The US leader, in a strong message to North Korean leader Kim Jong-Il, said Kim would continue to lead "the most sanctioned regime in the world" unless he honours nuclear disarmament commitments.

Bush said it was premature to drop the communist North from the "axis of evil" he had proclaimed back in 2002.

He was speaking at a press conference after summit talks with South Korean President Lee Myung-Bak.

Bush has been accused of overlooking China's rights record with his decision to attend Friday's opening of the Games. But he said he did not need the Olympic issue to express his views on religious and other freedoms.

"I have been meeting Chinese leaders for 7 1/2 years and my message has been the same: you should not fear religious people in your society," Bush said.
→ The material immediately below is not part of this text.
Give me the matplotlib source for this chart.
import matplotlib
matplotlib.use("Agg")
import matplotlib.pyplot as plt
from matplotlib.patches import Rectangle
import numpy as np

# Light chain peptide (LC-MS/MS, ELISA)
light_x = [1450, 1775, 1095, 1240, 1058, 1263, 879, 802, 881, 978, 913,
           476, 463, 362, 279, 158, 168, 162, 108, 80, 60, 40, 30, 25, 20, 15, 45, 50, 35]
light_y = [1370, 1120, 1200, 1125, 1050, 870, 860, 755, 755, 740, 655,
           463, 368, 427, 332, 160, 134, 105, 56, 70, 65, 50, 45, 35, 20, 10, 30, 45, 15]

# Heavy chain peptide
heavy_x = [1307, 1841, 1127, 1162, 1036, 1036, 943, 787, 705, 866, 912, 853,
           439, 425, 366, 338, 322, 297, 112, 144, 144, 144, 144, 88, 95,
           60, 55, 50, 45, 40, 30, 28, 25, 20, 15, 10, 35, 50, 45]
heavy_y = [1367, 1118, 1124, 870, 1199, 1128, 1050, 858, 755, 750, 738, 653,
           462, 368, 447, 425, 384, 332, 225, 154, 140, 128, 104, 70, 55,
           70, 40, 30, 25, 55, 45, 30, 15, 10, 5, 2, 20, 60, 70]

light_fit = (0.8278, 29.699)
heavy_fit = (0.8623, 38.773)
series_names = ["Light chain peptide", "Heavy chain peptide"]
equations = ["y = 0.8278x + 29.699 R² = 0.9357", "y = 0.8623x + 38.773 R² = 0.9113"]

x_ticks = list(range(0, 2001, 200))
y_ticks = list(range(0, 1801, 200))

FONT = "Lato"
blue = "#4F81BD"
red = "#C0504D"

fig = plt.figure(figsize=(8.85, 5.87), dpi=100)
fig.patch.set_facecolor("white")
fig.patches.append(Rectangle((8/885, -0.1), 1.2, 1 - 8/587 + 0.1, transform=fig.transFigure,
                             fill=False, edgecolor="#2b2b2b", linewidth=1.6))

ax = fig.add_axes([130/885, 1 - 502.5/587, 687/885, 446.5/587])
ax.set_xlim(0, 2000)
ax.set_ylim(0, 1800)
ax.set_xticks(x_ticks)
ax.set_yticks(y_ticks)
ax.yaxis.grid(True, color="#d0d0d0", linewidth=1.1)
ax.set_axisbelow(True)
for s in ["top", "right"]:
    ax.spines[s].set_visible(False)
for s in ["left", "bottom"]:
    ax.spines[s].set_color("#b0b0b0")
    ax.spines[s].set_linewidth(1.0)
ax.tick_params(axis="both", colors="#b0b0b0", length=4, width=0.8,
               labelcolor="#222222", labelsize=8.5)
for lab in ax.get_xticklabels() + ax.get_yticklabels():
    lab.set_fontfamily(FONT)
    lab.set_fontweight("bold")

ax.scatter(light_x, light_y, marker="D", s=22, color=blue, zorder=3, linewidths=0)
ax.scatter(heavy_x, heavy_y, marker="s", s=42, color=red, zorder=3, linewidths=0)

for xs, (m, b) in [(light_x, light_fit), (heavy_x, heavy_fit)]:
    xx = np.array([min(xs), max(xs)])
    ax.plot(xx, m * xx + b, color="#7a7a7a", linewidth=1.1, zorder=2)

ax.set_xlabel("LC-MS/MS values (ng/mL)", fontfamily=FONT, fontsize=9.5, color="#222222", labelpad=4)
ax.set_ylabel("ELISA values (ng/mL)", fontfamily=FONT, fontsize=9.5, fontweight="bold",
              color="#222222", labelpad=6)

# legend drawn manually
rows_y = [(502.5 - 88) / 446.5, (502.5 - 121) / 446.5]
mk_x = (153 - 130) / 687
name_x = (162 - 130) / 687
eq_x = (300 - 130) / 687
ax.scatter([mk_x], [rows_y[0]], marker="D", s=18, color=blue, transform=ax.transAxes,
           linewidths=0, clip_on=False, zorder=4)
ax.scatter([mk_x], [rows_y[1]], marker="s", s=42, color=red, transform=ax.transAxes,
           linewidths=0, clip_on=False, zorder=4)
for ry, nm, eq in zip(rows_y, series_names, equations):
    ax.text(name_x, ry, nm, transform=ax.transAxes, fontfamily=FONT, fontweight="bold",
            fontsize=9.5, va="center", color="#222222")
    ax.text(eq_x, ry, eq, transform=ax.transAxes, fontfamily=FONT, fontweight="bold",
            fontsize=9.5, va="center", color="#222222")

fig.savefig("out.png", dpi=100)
"As a matter of fact, religious people will make your society a better place."

Bush said China's leaders "ought to welcome people being able to express their minds, and to the extent that people aren't able to do that and people aren't able to worship freely, (it) is a mistake."

The Games, he said, is an athletics event. "But it's also an opportunity to say to the Chinese people, we respect your traditions, we respect your history."

Bush and Lee reaffirmed a commitment to strengthen their countries' alliance forged after the 1950-53 Korean War.

The US leader was to address troops at the Yongsan army base – party of a 28,500-strong American military contingent in the country – before departing for Thailand later Wednesday.

Bush, under fire from domestic critics who say he has conceded too much to Pyongyang, reserved his strongest words for North Korea.

"I'm concerned about North Korea's human rights record, I'm concerned about its uranium enrichment activities as well as its nuclear testing and proliferation and its ballistic missile programmes," he said.

"The best way to approach and answer the concerns is strong verification measures. That's where we are in the six-party talks."

South Korea and the United States, along with China, Japan and Russia, have since 2003 been negotiating a denuclearisation deal with North Korea, which tested an atomic weapon in October 2006.

The North handed over details of its bomb-making plutonium nuclear programme in June as part of a six-nation pact, and Bush announced his intention to remove it from a terrorism blacklist.

But Washington says it must first agree ways to verify the declaration.

Bush said August 12 is the earliest the North can be taken off the blacklist, which blocks access to US economic assistance and to aid from multilateral bodies.

Before that can happen, he said, "They have got to show a verification regime that we can trust."

The United States accuses the North of operating a secret highly enriched uranium weapons programme, a charge it denies.

The North also rejects US claims that it helped Syria build an apparent atomic reactor destroyed in an Israeli air raid last September.

Bush welcomed the North's moves to disable its Yongbyon atomic complex but said it has much more to do under the six-party deal.

He said Kim Jong-Il had a choice to make: "You can verifiably do what you say you're going to do, or you continue to be the most sanctioned regime in the world."

South Korea deployed some 23,000 police for Bush's visit, which followed months of protests against the import of US beef.

Police used water cannon and arrested 167 people to break up protests Tuesday evening and overnight against the beef pact and Bush's visit.

Protesters claim US beef carries the risk of mad cow disease but rallies have largely subsided since a new safeguards pact.

Police said 2,700 people took part in a rally Tuesday evening, a fraction of the number earlier this summer.

Vastly more people rallied earlier Tuesday to show support for Bush's visit.